To me it seems that relations between the countries have been on a downward slide for the last ten years. While I’m not certain that this particular incident will be the big one, the increasing regularity and intensity of the skirmishes is on a worrying trend down.

This doesn’t come at a good time for Pakistan, which is increasingly having a hard time holding its western mountain territories against the Taliban. India has recently been cultivating ties with the Taliban, seeking their own proxies of militant crazies to counterbalance the ones Pakistan has in Kashmir. In the event of a war Pakistan could find itself sandwiched between the Indian army and the Taliban forces in the mountain regions.

Counterintuitively, this kind of lousy poker hand could make Pakistan more likely to seek a major conflict. There are many, many conflicts throughout history that were instigated by a party that was in a bad situation, because it’s better to roll the dice now before your position gets even worse.

And of course there are probably 400 or so fission weapons between the two, in the several-hundred kiloton range. I believe the subcontinent is the single likeliest place on earth to see a nuclear conflict start, more than Eastern Europe or the Middle East.

I am not sure that Pakistan even has money for saber rattling at the moment let alone full scale war.

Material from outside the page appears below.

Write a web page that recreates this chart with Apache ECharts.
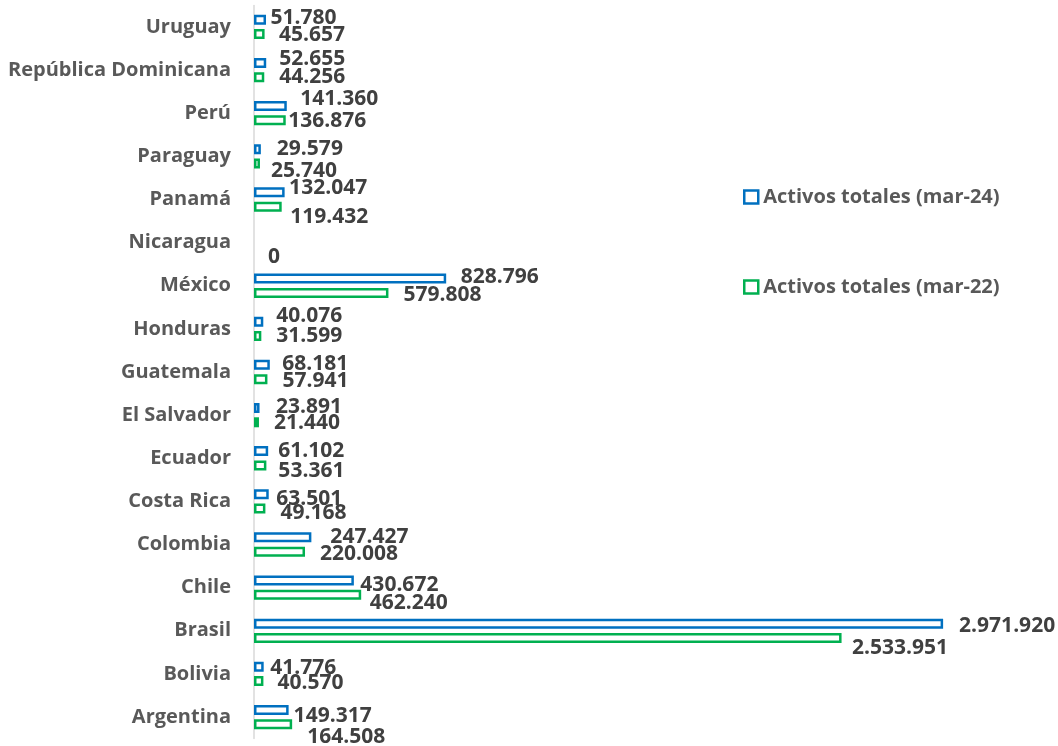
<!DOCTYPE html>
<html>
<head>
<meta charset="utf-8">
<script src="https://cdn.jsdelivr.net/npm/echarts@6/dist/echarts.min.js"></script>
<style>
html,body{margin:0;padding:0;background:#fff;}
#chart{width:1058px;height:746px;}
</style>
</head>
<body>
<div id="chart"></div>
<script>
const categories = ['Argentina','Bolivia','Brasil','Chile','Colombia','Costa Rica','Ecuador','El Salvador','Guatemala','Honduras','México','Nicaragua','Panamá','Paraguay','Perú','República Dominicana','Uruguay'];
const mar24 = [149317,41776,2971920,430672,247427,63501,61102,23891,68181,40076,828796,0,132047,29579,141360,52655,51780];
const mar22 = [164508,40570,2533951,462240,220008,49168,53361,21440,57941,31599,579808,0,119432,25740,136876,44256,45657];
const seriesNames = ['Activos totales (mar-24)','Activos totales (mar-22)'];

// label nudges (style only)
const off24 = [[5,6],[6.5,1],[16,2],[6.5,4.5],[19,0],[7.5,5],[10,0],[16.5,-1],[12.5,-1],[13,-6],[14.5,-1.5],[0,0],[4.5,-4],[16,0],[13.5,-7],[13,-4],[4.5,-2]];
const off22 = [[15,12.5],[14,2],[10.5,10],[8.5,8],[15,2.5],[15,4.5],[12,5.5],[15,1],[15,2],[15,0],[15,2],[14,7],[8.5,10],[11,7.5],[2.5,0.5],[15,0],[14.5,1]];

const fmt = v => String(v).replace(/\B(?=(\d{3})+(?!\d))/g, '.');
const FONT = 'Open Sans';
const labelBase = {show:true, position:'right', distance:0, fontFamily:FONT, fontWeight:'bold', fontSize:21, color:'#404040', formatter:p=>fmt(p.value)};

const blue = '#0070C0', green = '#00B050';
const mkData = (vals, offs, col, showZeroLabel) => vals.map((v,i)=>({
  value:v,
  itemStyle: v === 0 ? {borderWidth:0, color:'rgba(0,0,0,0)'} : {color:'#fff', borderColor:col, borderWidth:2.5},
  label:Object.assign({}, labelBase, {offset:offs[i], show: v !== 0 || showZeroLabel})
}));

const chart = echarts.init(document.getElementById('chart'));
chart.setOption({
  animation:false,
  grid:{left:254, right:62, top:5.4, bottom:7.4, containLabel:false},
  legend:{
    orient:'vertical', left:743, top:187, padding:0, itemGap:70, itemWidth:14, itemHeight:13, icon:'rect',
    textStyle:{fontFamily:FONT, fontWeight:'bold', fontSize:20, color:'#595959'},
    data:[
      {name:seriesNames[0], itemStyle:{color:'#fff', borderColor:blue, borderWidth:2.5}},
      {name:seriesNames[1], itemStyle:{color:'#fff', borderColor:green, borderWidth:2.5}}
    ]
  },
  xAxis:{type:'value', min:0, max:3200000, show:false},
  yAxis:{type:'category', data:categories,
    axisLine:{show:true, lineStyle:{color:'#D9D9D9', width:1.5}},
    axisTick:{show:false},
    axisLabel:{margin:23, fontFamily:FONT, fontWeight:'bold', fontSize:20, color:'#595959'}
  },
  series:[
    {name:seriesNames[0], type:'bar', barWidth:10, barGap:'43%',
      itemStyle:{color:'#fff', borderColor:blue, borderWidth:2.5},
      data:mkData(mar24, off24, blue, false)
    },
    {name:seriesNames[1], type:'bar', barWidth:10, barGap:'43%',
      itemStyle:{color:'#fff', borderColor:green, borderWidth:2.5},
      data:mkData(mar22, off22, green, true)
    }
  ]
});
</script>
</body>
</html>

There is no rolling of the dice - this is Russian roulette with glock 17

But consider, does India inspire this level of Patriotism?

I think not.

Patriotism is great thing when combined with air superiority, artillery, logistics and outnumbering and outgunning the opponent 3 to 1. Otherwise it is good way to convert empty bodybags to full.

Unless you have a large enough mountain range and/or jungle. In which case you win. On the flipside, it's hard to say if there have been many successful wars waged without patriotism.

In context of Pakistan, Lahore (their 2nd biggest city) is an afternoon stroll away from the Indian border. No mountains or jungles in sight.

That’s what concerns me the most, in the event of any major conventional attack there could be significant pressure to “use or lose” the nukes, especially since Pakistan’s are pretty forward-deployed compared to India’s.